С антисемитизмом я тогда этого еще не связывал. Отнес за счет уголовников.

Впрочем, еврей я был в роте один…

Письмо с фронта.

2 августа 1944 года. Шауляй.

Дорогие мама, брат и сестра!

Очень долго мы не получали писем, да и у нас их тоже не принимали. За все время мы много «путешествовали» на поезде и прошли пешком 300 километров от Городка почти до Балтийского моря, которое я скоро надеюсь увидеть. Отпуска мне получить не удалось, не пришлось и в Москву заехать. Зато в Витебске я был. Витебск город смерти. Картина ужасная.
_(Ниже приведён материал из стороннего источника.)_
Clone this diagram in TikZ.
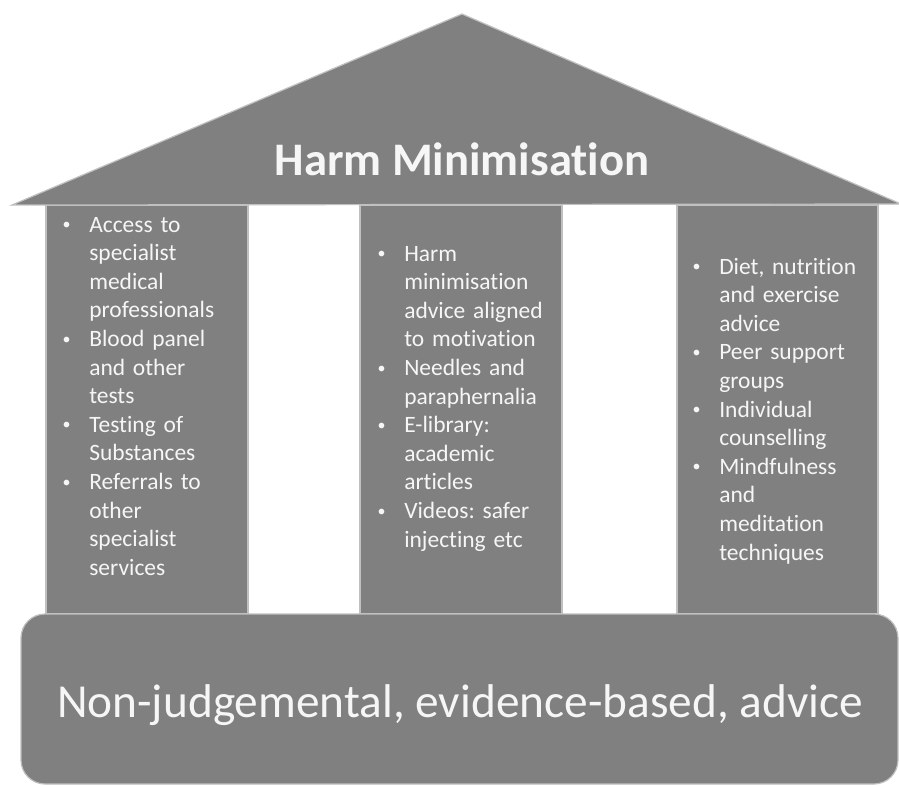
\documentclass[tikz,border=0pt]{standalone}
\usepackage{fontspec}
\setmainfont{Carlito}[Ligatures=NoCommon]
\usepackage{tikz}

\definecolor{slate}{RGB}{128,128,128}
\definecolor{rim}{RGB}{192,192,192}
\definecolor{chalk}{RGB}{246,246,246}
\tikzset{
  block/.style={fill=slate, draw=rim, line width=0.9pt},
  points/.style={anchor=base west, align=left, text=chalk, inner sep=0pt,
    text width=150pt, font=\fontsize{17.6}{21.45}\selectfont\frenchspacing},
  heading/.style={anchor=base, text=chalk, inner sep=0pt},
}
\newcommand{\bul}{\leavevmode\llap{\raisebox{1.8pt}{\fontsize{12}{12}\selectfont\textbullet}\hspace{14pt}}}

\begin{document}
\begin{tikzpicture}[x=0.75pt, y=-0.75pt]
\useasboundingbox (0,0) rectangle (899,785);
\draw[block] (46,205) rectangle (248,614) ; % pillar.1
\draw[block] (360,205) rectangle (562,614) ; % pillar.2
\draw[block] (677,205) rectangle (878,614) ; % pillar.3
\draw[block, rounded corners=18pt] (21,614) rectangle (898,784) ; % base
\draw[block] (12,205) -- (462,14) -- (901,204) -- cycle ; % roof

\node[heading, font=\fontsize{35}{42}\selectfont\bfseries] (roof) at (462,175) {Harm Minimisation}; % roof
\node[heading, font=\fontsize{35.5}{42}\selectfont] (base) at (460,717) {Non-judgemental, evidence-based, advice}; % base

\node[points] (medical) at (89,232) {\bul Access to\\ specialist\\ medical\\ professionals\\
  \bul Blood panel\\ and other\\ tests\\
  \bul Testing of\\ Substances\\
  \bul Referrals to\\ other\\ specialist\\ services}; % pillar.1
\node[points] (supplies) at (404,261) {\bul Harm\\ minimisation\\ advice aligned\\ to motivation\\
  \bul Needles and\\ paraphernalia\\
  \bul E-library:\\ academic\\ articles\\
  \bul Videos: safer\\ injecting etc}; % pillar.2
\node[points] (support) at (719,274) {\bul Diet, nutrition\\ and exercise\\ advice\\
  \bul Peer support\\ groups\\
  \bul Individual\\ counselling\\
  \bul Mindfulness\\ and\\ meditation\\ techniques}; % pillar.3
\end{tikzpicture}
\end{document}
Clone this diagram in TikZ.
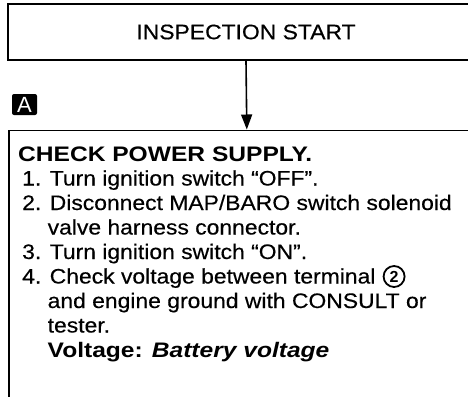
\documentclass[tikz,border=0pt]{standalone}
\usepackage{fontspec}
\setmainfont{Liberation Sans}
\newfontfamily\regf{Liberation Sans}[FakeStretch=1.09,FakeBold=0.4]
\newfontfamily\headf{Liberation Sans}[FakeStretch=1.17]
\usetikzlibrary{arrows.meta}
\begin{document}
\begin{tikzpicture}[x=1pt,y=-1pt,
  boxline/.style={draw=black,line width=1.6pt},
  txt/.style={anchor=base west,inner sep=0pt,font=\regf\fontsize{21}{24}\selectfont},
  hd/.style={anchor=base west,inner sep=0pt,font=\headf\bfseries\fontsize{21}{24}\selectfont},
  tagbox/.style={fill=black,text=white,rounded corners=2pt,minimum width=25pt,minimum height=21pt,inner sep=0pt,font=\fontsize{22}{22}\selectfont},
  circnum/.style={draw=black,circle,line width=1.8pt,inner sep=0pt,minimum size=21pt,font=\bfseries\fontsize{16}{16}\selectfont},
  flow/.style={line width=1.6pt,-{Triangle[length=15pt,width=11pt]}}]
\useasboundingbox (0,0) rectangle (468,396);
\clip (0,0) rectangle (468,396);
\node[boxline,rectangle,minimum width=476pt,minimum height=56pt,inner sep=0pt,
  font=\regf\fontsize{21}{24}\selectfont] (start) at (246,32) {INSPECTION START};
\node[boxline,rectangle,anchor=north west,minimum width=476pt,minimum height=280pt,inner sep=0pt] (check) at (8,129.5) {};
\node[tagbox] (tagA) at (24.5,104.5) {A};
\draw[flow] (start.south) -- (check.north);
\node[hd] (l0) at (18,161) {CHECK POWER SUPPLY.};
\node[txt] (l1) at (22,185.5) {1. Turn ignition switch “OFF”.};
\node[txt] (l2) at (22,210) {2. Disconnect MAP/BARO switch solenoid};
\node[txt] (l3) at (47.5,234.5) {valve harness connector.};
\node[txt] (l4) at (22,259) {3. Turn ignition switch “ON”.};
\node[txt] (l5) at (22,283.5) {4. Check voltage between terminal};
\node[circnum,anchor=west] (t2) at ([xshift=7pt,yshift=7pt]l5.base east) {2};
\node[txt] (l6) at (47.5,308) {and engine ground with CONSULT or};
\node[txt] (l7) at (47.5,332.5) {tester.};
\node[hd] (l8) at (47.5,357) {Voltage: \itshape Battery voltage};
\end{tikzpicture}
\end{document}
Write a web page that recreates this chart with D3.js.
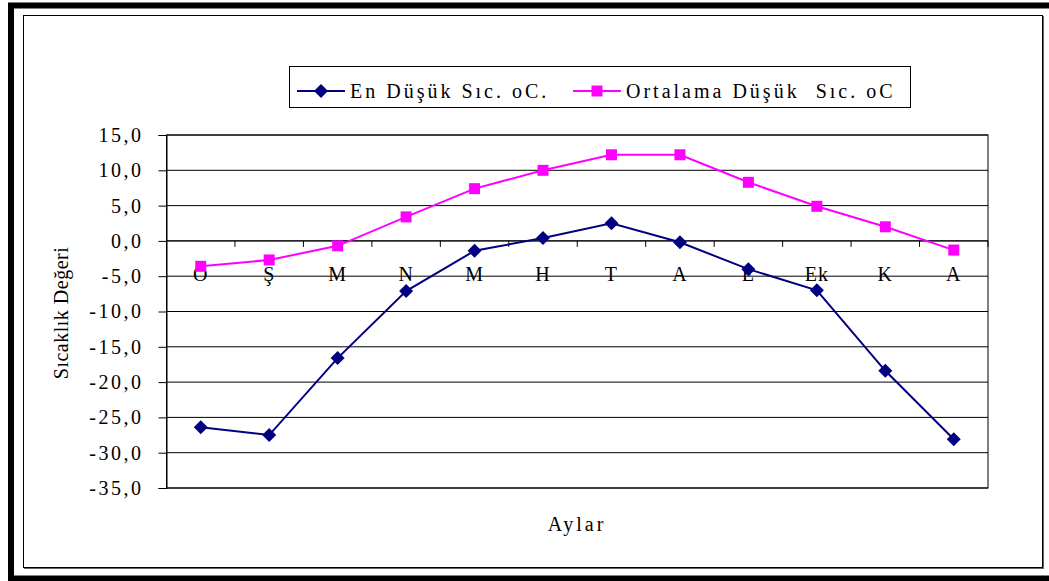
<!DOCTYPE html>
<html>
<head>
<meta charset="utf-8">
<script src="https://cdn.jsdelivr.net/npm/d3@7"></script>
<style>
  body { margin: 0; background: #fff; }
  svg, svg text { font-family: "Liberation Serif", "DejaVu Serif", serif; }
</style>
</head>
<body>
<div id="app"></div>
<script>
// Months (Turkish initials) and the two temperature series
var months = ["O", "Ş", "M", "N", "M", "H", "T", "A", "E", "Ek", "K", "A"];
var enDusuk = [-26.4, -27.5, -16.6, -7.1, -1.4, 0.4, 2.5, -0.2, -4.0, -7.0, -18.4, -28.1];
var ortalamaDusuk = [-3.6, -2.7, -0.7, 3.4, 7.4, 10.0, 12.2, 12.2, 8.3, 4.9, 2.0, -1.3];
var yTicks = [15, 10, 5, 0, -5, -10, -15, -20, -25, -30, -35];

var seriesNames = ["En Düşük Sıc. oC.", "Ortalama Düşük  Sıc. oC"];
var seriesColors = ["#000080", "#ff00ff"];

var width = 1049,
  height = 581;

var svg = d3.select("#app")
  .append("svg")
  .attr("width", width)
  .attr("height", height)
  .attr("font-family", "Liberation Serif");

// outer thick frame and inner thin frame
svg.append("rect")
  .attr("x", 11).attr("y", 5.5)
  .attr("width", 1080).attr("height", 573)
  .attr("fill", "none").attr("stroke", "#000").attr("stroke-width", 6);

svg.append("rect")
  .attr("x", 24.5).attr("y", 16.5)
  .attr("width", 1019).attr("height", 552)
  .attr("fill", "none").attr("stroke", "#666").attr("stroke-width", 1);
svg.append("rect")
  .attr("x", 23.5).attr("y", 15.5)
  .attr("width", 1019).attr("height", 552)
  .attr("fill", "#fff").attr("stroke", "#000").attr("stroke-width", 1);

var plot = { left: 166.5, right: 988, top: 135, bottom: 488 };

var x = d3.scaleBand()
  .domain(d3.range(months.length))
  .range([plot.left, plot.right]);

var y = d3.scaleLinear()
  .domain([-35, 15])
  .range([plot.bottom, plot.top]);

// gridlines
svg.append("g")
  .selectAll("line")
  .data(yTicks)
  .enter().append("line")
  .attr("x1", plot.left).attr("x2", plot.right)
  .attr("y1", d => y(d)).attr("y2", d => y(d))
  .attr("stroke", "#000").attr("stroke-width", 1);

// plot border
svg.append("rect")
  .attr("x", plot.left).attr("y", plot.top)
  .attr("width", plot.right - plot.left).attr("height", plot.bottom - plot.top)
  .attr("fill", "none").attr("stroke", "#000").attr("stroke-width", 1);

// y axis
var yAxis = svg.append("g")
  .attr("transform", "translate(" + plot.left + ",0)")
  .call(d3.axisLeft(y)
    .tickValues(yTicks)
    .tickSize(8)
    .tickPadding(15)
    .tickFormat(d => d3.format(".1f")(d).replace(".", ",").replace("−", "-")));
yAxis.select(".domain").attr("stroke", "#000");
yAxis.selectAll("text")
  .attr("font-family", "Liberation Serif")
  .attr("font-size", 20)
  .attr("fill", "#000")
  .style("letter-spacing", "2.5px");

// x axis on the zero line, ticks at category boundaries
var xg = svg.append("g");
xg.append("line")
  .attr("x1", plot.left).attr("x2", plot.right)
  .attr("y1", y(0)).attr("y2", y(0))
  .attr("stroke", "#000");
xg.selectAll(".xtick")
  .data(d3.range(months.length + 1))
  .enter().append("line")
  .attr("class", "xtick")
  .attr("x1", i => plot.left + i * x.bandwidth())
  .attr("x2", i => plot.left + i * x.bandwidth())
  .attr("y1", y(0)).attr("y2", y(0) + 6)
  .attr("stroke", "#000");
xg.selectAll(".xlabel")
  .data(months)
  .enter().append("text")
  .attr("class", "xlabel")
  .attr("x", (d, i) => x(i) + x.bandwidth() / 2)
  .attr("y", y(0) + 40)
  .attr("text-anchor", "middle")
  .attr("font-size", 20)
  .style("letter-spacing", "1px")
  .text(d => d);

// series lines and markers
var diamond = d3.symbol().type(d3.symbolDiamond2).size(125);
var square = d3.symbol().type(d3.symbolSquare).size(121);

var line = d3.line()
  .x((d, i) => x(i) + x.bandwidth() / 2)
  .y(d => y(d));

[enDusuk, ortalamaDusuk].forEach(function (values, s) {
  svg.append("path")
    .datum(values)
    .attr("d", line)
    .attr("fill", "none")
    .attr("stroke", seriesColors[s])
    .attr("stroke-width", 2);

  svg.selectAll(".m" + s)
    .data(values)
    .enter().append("path")
    .attr("class", "m" + s)
    .attr("transform", (d, i) => "translate(" + (x(i) + x.bandwidth() / 2) + "," + y(d) + ")")
    .attr("d", s === 0 ? diamond : square)
    .attr("fill", seriesColors[s]);
});

// axis titles
svg.append("text")
  .attr("transform", "translate(68,313) rotate(-90)")
  .attr("text-anchor", "middle")
  .attr("font-size", 20)
  .style("letter-spacing", "0.5px")
  .text("Sıcaklık Değeri");

svg.append("text")
  .attr("x", 577)
  .attr("y", 531)
  .attr("text-anchor", "middle")
  .attr("font-size", 20)
  .style("letter-spacing", "3px")
  .text("Aylar");

// legend
var legend = svg.append("g");
legend.append("rect")
  .attr("x", 289.5).attr("y", 66.5)
  .attr("width", 621).attr("height", 41)
  .attr("fill", "#fff").attr("stroke", "#000");

var legendX = [297, 573];
seriesNames.forEach(function (name, s) {
  var lx = legendX[s];
  legend.append("line")
    .attr("x1", lx).attr("x2", lx + 48)
    .attr("y1", 91).attr("y2", 91)
    .attr("stroke", seriesColors[s]).attr("stroke-width", 2);
  legend.append("path")
    .attr("transform", "translate(" + (lx + 24) + ",91)")
    .attr("d", s === 0 ? diamond : square)
    .attr("fill", seriesColors[s]);
  legend.append("text")
    .attr("x", lx + 53)
    .attr("y", 98)
    .attr("font-size", 20)
    .style("letter-spacing", "3px")
    .style("white-space", "pre")
    .text(name);
});
</script>
</body>
</html>
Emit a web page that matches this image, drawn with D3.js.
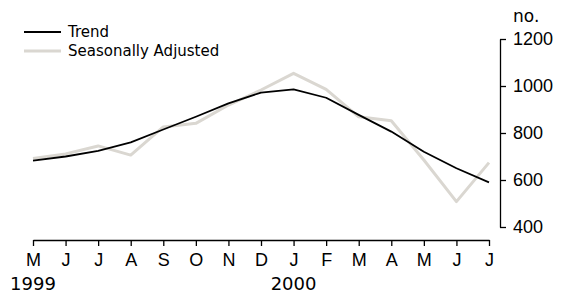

С Успенской горки он похож на гигантское, заросшее бурьяном кладбище. Он сгорел дотла еще в 1941 году. Между прочим, немцы вошли в город в пять часов дня, а я ушел в три часа, когда их танки уже были видны на том берегу Двины. На месте бывших улиц растет бурьян, так что даже фундаментов не видно, мостовые, по которым три года не ступала нога человека, поросли травой, эхо разносится, как в горах. Все мосты, виадук, вокзал, один из красивейших в России, железнодорожная станция, все, до последней будки стрелочника, взорвано и сожжено. Чудом уцелел новый мост, восстановленный после нас немцами. От Задуновской, Песковатика, Чепино, Зарученья не осталось и следа. Немножко сохранилась Марковщина. Ни один завод, фабрика или даже мастерская не работали все эти три года. Сохранились ветинститут и дома возле него, уцелели здания обкома ВКП (б), музея, клуба «Профинтерн» и кино «Спартак». В городе жителей ни души, и спросить о чьей-либо судьбе не у кого. 600 человек из 180 тысяч по довоенной переписи живут на окраинах, в землянках. Все евреи расстреляны, от мала до велика, главным образом, в 1942 году. Все оставшиеся в городе жители принудительно эвакуированы в Германию. Среди развалин, можете себе представить, уцелел единственный во всем центре наш дом. Дома, где жили Глезеры, Розины, новый дом во дворе все разрушены, а наш стоит, старенький, покосившийся, треснувший, печь развалилась, зимовать в нем нельзя. Из наших вещей не сохранилось абсолютно ничего, из мебели только письменный стол без ящиков, поломанный шкаф без дверцы. При мне там поселились две семьи из деревни.